What the task requires: Report every line in the listing below where the string "matplotlib" shows up.

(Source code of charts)
-------
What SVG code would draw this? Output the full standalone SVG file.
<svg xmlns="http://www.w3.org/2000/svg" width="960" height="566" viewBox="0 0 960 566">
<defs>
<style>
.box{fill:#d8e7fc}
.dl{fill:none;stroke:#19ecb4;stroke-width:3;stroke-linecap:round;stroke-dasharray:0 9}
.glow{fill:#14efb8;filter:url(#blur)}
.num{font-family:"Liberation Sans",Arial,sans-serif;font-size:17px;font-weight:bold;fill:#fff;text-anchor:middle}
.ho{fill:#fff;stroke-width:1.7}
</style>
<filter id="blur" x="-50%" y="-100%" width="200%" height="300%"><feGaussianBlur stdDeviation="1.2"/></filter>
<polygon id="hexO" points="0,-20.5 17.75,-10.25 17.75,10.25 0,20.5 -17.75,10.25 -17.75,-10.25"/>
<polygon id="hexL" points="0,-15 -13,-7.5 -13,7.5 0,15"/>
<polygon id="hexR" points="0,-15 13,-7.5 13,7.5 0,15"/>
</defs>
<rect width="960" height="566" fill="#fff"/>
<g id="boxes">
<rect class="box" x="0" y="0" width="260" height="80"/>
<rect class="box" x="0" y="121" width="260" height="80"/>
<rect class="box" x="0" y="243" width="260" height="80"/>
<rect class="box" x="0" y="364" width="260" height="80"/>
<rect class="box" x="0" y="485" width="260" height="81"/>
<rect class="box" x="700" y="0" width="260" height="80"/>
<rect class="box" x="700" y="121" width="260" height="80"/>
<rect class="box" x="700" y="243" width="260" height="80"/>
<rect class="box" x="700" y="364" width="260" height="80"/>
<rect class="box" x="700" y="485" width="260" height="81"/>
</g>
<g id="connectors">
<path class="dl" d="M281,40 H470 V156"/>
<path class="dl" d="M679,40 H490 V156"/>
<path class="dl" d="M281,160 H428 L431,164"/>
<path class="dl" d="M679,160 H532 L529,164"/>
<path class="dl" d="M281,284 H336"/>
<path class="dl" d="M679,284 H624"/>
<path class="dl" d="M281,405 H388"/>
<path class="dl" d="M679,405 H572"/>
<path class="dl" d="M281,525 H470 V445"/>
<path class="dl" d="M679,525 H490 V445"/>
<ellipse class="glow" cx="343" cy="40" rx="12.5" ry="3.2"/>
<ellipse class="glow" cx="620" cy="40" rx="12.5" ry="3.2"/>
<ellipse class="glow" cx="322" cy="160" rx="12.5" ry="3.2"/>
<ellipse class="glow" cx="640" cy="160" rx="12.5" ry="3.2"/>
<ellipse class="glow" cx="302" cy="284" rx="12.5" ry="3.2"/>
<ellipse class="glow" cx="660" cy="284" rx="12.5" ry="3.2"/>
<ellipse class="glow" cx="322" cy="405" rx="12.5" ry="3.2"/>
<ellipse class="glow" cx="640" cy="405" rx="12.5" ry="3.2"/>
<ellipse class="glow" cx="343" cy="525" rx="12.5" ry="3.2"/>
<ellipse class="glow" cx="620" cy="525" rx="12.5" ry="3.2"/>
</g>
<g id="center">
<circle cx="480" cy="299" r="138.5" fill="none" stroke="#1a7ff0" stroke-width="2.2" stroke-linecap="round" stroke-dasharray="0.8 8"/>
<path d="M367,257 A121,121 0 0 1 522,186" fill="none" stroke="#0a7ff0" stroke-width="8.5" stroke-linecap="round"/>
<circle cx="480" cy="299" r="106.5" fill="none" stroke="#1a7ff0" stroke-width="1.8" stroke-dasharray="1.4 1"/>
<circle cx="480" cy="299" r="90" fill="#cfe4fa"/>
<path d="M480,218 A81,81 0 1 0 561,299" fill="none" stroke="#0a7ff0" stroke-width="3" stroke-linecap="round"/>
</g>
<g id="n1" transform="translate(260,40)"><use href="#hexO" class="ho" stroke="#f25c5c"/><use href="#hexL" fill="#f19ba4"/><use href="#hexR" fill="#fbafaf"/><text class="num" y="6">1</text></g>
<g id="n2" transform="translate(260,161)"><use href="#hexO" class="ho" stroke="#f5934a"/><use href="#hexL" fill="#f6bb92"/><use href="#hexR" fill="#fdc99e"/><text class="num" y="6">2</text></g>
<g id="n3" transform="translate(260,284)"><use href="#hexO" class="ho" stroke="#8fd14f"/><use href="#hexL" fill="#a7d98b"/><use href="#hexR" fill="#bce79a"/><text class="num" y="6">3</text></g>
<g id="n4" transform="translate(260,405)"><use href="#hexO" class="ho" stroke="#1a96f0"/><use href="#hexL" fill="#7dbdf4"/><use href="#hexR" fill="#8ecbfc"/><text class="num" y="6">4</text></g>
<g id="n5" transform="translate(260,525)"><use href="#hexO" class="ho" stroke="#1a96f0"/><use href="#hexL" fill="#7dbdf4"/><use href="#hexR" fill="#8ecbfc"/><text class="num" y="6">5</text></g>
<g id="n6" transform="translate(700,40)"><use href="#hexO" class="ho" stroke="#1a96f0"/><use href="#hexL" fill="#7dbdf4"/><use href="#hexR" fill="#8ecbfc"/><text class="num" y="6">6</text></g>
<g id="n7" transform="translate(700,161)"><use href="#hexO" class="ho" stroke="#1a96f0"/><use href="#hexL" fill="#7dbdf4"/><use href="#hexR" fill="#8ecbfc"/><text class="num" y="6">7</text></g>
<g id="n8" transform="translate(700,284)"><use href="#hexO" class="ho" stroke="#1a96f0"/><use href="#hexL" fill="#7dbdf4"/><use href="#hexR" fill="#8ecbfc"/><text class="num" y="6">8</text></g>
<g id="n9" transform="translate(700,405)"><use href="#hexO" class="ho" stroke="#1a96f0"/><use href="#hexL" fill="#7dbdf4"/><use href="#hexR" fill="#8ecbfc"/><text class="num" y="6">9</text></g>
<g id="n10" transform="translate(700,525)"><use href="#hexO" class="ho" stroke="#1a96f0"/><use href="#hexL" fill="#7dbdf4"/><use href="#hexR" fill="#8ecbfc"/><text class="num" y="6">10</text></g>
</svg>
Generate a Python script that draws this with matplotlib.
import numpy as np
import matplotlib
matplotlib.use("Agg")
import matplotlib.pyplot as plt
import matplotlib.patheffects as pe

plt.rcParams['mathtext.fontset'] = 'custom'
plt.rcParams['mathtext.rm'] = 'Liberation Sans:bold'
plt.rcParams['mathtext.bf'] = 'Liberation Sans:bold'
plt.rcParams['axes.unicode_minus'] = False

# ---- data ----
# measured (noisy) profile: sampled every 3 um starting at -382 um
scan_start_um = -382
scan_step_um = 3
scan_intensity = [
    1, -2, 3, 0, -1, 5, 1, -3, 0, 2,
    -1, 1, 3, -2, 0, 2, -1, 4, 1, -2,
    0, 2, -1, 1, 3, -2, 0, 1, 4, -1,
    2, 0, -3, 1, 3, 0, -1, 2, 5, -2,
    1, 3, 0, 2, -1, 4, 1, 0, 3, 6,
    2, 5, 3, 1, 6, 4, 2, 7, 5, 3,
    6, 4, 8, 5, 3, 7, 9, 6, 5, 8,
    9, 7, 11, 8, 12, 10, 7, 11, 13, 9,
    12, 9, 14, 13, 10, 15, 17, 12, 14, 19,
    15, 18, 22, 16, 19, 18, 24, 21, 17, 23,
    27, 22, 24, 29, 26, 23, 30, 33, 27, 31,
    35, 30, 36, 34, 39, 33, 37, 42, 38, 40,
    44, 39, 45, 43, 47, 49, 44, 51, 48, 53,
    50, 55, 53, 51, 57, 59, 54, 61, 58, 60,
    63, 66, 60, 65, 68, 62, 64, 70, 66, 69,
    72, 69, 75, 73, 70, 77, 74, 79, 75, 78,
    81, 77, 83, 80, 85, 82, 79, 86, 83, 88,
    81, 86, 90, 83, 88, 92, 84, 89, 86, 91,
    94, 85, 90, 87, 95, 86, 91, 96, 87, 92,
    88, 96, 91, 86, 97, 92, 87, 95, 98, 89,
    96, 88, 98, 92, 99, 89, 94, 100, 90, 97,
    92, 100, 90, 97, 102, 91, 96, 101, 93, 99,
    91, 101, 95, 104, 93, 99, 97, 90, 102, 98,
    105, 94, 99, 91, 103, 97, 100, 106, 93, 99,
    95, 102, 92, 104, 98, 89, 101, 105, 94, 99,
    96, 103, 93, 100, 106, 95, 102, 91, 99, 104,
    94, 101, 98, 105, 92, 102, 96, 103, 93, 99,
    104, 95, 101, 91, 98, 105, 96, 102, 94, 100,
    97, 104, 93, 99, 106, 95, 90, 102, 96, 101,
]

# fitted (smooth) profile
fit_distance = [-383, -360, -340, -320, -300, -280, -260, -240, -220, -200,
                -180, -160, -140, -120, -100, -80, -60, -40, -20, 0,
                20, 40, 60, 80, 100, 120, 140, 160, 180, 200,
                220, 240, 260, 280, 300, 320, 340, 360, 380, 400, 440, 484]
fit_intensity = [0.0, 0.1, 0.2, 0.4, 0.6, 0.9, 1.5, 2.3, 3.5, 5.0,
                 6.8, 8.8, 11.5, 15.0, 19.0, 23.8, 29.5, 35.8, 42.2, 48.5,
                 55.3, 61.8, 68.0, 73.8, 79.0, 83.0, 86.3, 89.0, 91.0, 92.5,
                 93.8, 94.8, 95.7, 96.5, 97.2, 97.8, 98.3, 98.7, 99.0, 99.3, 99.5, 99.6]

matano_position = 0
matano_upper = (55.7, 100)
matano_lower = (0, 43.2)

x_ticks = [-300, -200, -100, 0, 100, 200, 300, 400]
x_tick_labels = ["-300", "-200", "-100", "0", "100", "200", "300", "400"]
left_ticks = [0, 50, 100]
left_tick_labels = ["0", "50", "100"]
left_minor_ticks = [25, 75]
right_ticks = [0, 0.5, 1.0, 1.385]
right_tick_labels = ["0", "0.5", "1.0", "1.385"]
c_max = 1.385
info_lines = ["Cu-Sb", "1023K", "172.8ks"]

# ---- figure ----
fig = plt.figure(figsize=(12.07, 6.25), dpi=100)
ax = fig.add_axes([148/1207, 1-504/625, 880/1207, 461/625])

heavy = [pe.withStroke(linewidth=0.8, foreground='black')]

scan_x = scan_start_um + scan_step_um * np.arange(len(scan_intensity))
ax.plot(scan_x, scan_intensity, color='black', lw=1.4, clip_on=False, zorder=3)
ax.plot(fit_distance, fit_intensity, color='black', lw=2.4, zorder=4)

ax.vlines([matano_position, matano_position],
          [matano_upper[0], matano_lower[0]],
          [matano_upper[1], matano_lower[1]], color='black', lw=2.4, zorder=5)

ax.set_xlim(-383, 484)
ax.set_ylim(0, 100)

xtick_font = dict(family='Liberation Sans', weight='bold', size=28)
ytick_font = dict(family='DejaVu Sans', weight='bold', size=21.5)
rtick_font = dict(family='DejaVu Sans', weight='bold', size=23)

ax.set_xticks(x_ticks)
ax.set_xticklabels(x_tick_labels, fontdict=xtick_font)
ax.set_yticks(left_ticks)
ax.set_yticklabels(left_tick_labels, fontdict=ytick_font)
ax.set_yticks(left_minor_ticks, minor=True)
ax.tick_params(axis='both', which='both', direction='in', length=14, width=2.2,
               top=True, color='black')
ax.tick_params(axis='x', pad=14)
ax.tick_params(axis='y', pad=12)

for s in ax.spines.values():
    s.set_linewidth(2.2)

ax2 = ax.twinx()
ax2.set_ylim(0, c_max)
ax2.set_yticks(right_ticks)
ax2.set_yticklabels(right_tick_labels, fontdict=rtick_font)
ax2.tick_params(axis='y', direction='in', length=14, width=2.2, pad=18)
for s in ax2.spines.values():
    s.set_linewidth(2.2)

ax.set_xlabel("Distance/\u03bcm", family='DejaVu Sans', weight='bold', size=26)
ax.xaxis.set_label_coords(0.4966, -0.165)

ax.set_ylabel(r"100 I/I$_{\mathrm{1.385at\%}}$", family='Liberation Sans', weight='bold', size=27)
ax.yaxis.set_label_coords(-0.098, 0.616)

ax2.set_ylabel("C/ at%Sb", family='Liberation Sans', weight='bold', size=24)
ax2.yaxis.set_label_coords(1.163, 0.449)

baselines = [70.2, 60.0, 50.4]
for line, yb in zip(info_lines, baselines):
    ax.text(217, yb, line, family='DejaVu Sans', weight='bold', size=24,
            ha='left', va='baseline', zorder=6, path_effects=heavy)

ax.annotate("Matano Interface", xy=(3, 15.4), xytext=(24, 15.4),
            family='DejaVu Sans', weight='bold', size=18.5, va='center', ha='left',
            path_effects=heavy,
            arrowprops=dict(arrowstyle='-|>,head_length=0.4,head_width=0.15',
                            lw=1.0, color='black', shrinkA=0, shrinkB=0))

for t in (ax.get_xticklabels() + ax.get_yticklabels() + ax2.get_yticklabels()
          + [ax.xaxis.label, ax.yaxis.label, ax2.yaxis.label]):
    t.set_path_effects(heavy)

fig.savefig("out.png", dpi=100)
-------
Task result:
Generate a Python script that draws this with matplotlib.
import matplotlib
matplotlib.use("Agg")
import matplotlib.pyplot as plt
import matplotlib.patheffects as pe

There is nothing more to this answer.